The Importance Of Feedback Loops
The residents of Garden Grove, California, had a problem.
It wasn’t a unique problem. In fact, it’s a problem that has plagued most residential areas at some point, but it was a persistent one that needed an innovative solution — drivers speeding through school zones.
Local authorities had already tried several different tactics to curb this, including more brightly colored speed limit signs and increased police patrols, but nothing was working. Drivers were still speeding and both pedestrians and cyclists were getting injured with worrying frequency. So the city engineers decided to try something completely left of field. They erected brand new signposts that — in addition to displaying the speed limit — also tracked and displayed the speed of the approaching motorist beside the words “Your Speed:”.

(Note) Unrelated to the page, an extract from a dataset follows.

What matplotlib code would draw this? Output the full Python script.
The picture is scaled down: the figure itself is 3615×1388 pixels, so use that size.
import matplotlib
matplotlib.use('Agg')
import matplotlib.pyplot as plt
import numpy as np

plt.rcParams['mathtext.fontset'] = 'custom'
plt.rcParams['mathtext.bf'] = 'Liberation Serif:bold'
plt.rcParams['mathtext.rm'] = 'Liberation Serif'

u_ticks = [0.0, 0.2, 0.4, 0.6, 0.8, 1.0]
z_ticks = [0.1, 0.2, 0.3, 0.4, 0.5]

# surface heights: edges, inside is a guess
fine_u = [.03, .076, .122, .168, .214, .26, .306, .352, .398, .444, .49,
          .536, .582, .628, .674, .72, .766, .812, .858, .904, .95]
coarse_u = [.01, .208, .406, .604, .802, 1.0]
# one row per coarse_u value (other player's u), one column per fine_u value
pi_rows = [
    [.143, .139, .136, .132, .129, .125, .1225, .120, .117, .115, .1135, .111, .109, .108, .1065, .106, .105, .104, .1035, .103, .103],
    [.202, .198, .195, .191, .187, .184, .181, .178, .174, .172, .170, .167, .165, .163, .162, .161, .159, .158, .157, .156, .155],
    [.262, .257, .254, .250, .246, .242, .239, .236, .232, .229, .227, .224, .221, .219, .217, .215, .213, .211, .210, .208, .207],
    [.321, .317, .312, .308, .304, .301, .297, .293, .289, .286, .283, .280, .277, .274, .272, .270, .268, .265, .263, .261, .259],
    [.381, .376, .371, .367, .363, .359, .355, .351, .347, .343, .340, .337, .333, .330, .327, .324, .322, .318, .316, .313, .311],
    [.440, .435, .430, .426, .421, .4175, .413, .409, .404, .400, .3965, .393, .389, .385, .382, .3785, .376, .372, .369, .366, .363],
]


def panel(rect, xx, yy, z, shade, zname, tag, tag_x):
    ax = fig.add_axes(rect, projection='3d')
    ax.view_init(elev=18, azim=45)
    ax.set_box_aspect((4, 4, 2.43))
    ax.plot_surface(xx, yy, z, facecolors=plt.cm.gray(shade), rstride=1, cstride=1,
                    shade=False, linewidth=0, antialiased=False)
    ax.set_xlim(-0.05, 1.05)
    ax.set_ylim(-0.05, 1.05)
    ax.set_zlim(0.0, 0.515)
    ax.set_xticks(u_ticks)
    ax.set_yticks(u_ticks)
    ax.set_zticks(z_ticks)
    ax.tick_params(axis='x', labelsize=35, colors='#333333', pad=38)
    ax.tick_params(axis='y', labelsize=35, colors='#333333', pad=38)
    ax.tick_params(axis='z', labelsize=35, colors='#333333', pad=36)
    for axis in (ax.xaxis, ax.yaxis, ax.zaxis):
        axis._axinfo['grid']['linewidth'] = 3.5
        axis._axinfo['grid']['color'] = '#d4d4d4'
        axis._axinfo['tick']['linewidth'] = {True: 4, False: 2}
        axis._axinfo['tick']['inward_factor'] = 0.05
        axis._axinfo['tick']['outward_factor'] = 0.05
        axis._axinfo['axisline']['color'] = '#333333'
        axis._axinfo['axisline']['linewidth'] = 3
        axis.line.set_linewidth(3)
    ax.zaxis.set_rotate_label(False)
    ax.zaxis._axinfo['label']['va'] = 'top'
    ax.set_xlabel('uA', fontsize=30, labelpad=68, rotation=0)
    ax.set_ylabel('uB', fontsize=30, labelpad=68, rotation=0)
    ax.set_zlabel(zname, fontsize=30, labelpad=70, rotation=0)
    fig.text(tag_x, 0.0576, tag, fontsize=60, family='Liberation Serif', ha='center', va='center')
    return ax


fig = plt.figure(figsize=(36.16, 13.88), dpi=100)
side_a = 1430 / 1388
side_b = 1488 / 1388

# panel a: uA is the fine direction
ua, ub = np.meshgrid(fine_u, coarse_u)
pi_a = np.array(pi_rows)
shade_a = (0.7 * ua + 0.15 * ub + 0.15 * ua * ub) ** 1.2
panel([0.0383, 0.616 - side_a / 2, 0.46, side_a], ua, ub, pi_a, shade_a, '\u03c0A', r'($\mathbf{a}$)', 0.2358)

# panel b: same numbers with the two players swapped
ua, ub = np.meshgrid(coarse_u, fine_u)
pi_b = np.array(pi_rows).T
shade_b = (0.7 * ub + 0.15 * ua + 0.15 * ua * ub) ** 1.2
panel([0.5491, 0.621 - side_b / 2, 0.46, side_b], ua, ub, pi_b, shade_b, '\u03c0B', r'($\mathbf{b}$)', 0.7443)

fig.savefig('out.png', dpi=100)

That’s it. There were no punitive measures for drivers tracked breaking the limit, no police officers hiding behind the bushes waiting to jump out. There wasn’t even any new information being presented to the motorists that a quick glance down at the car’s odometer couldn’t tell them. However, it was soon found that drivers had slowed down by an average of 14% since the signs were erected. Not only that but at three schools the average speed of passing motorists actually dipped below the posted speed limit.
If this story sounds familiar to you, you might have read it in this 2011 article by Thomas Goetz on Wired. The concept of these so-called ‘feedback loops’ is fascinating. To quote Goetz, a feedback loop “provide(s) people with information about their actions in real-time (or something close to it), then give(s) them an opportunity to change those actions, pushing them toward better behaviors.”
To boil it down to a TL;DR: Action → Information → Reaction
No one sets out to be a bad driver, so when their bad behavior is flashed at them on a sign on the side of the road, they take action. Or think of something more mundane than this, like Super Mario. You progress through a level to a point where you get knocked off the platform or eaten by a Piranha Plant and have to go back to the start. It’s incredibly frustrating, but now, with the knowledge of what went wrong as a result of your actions the last time, you can return to the point of failure again and try to progress with a different strategy. Action, information, reaction.
You might have noticed that the common denominator with both these examples is the “real-time” nature of the feedback. In the case of the ‘Your Speed’ signs, drivers received feedback and reacted in a matter of seconds. In the case of Super Mario, it’s minutes.
Feedback loops have a direct application to the world of investing too, but the problem is that they’re not so instantaneous. With investing, it often takes a long time for the results of the decisions you make to become apparent — years in most cases. This is why it’s so difficult to be successful at it. You need the temperament and the conviction in your decisions that might not see results for a long, long time.
In fact, feedback loops can actually manipulate the way you think in a negative way when it comes to investing. If you make a decision to buy a stock and then it rockets up in value overnight, you might be inclined to think that you are a genius because this is the easiest correlation to make. In reality, the pop probably has nothing to do with your thesis for buying, and if you start applying it to the rest of your portfolio, you can end up getting burned.
But the idea of a feedback loop is important and it can be harnessed in your investing life in a very simple way — keeping an investing journal. By noting down every buy and sell you make and the reasons that prompted this action, you have a record that you can return to at a later date when the results of the action taken become apparent. If it’s a stock that’s down, you might read back in your journal and discover that you bought it for the wrong reasons. The same with a sale. Or perhaps it’s your best performing holding by far — what was it you saw in this company back then, and can you apply it to finding a new position?
Let’s leave the last word to Elon Musk, who attributes his own success to feedback loops:
“I think it’s very important to have a feedback loop, where you’re constantly thinking about what you’ve done and how you could be doing it better. I think that’s the single best piece of advice: constantly think about how you could be doing things better and questioning yourself.”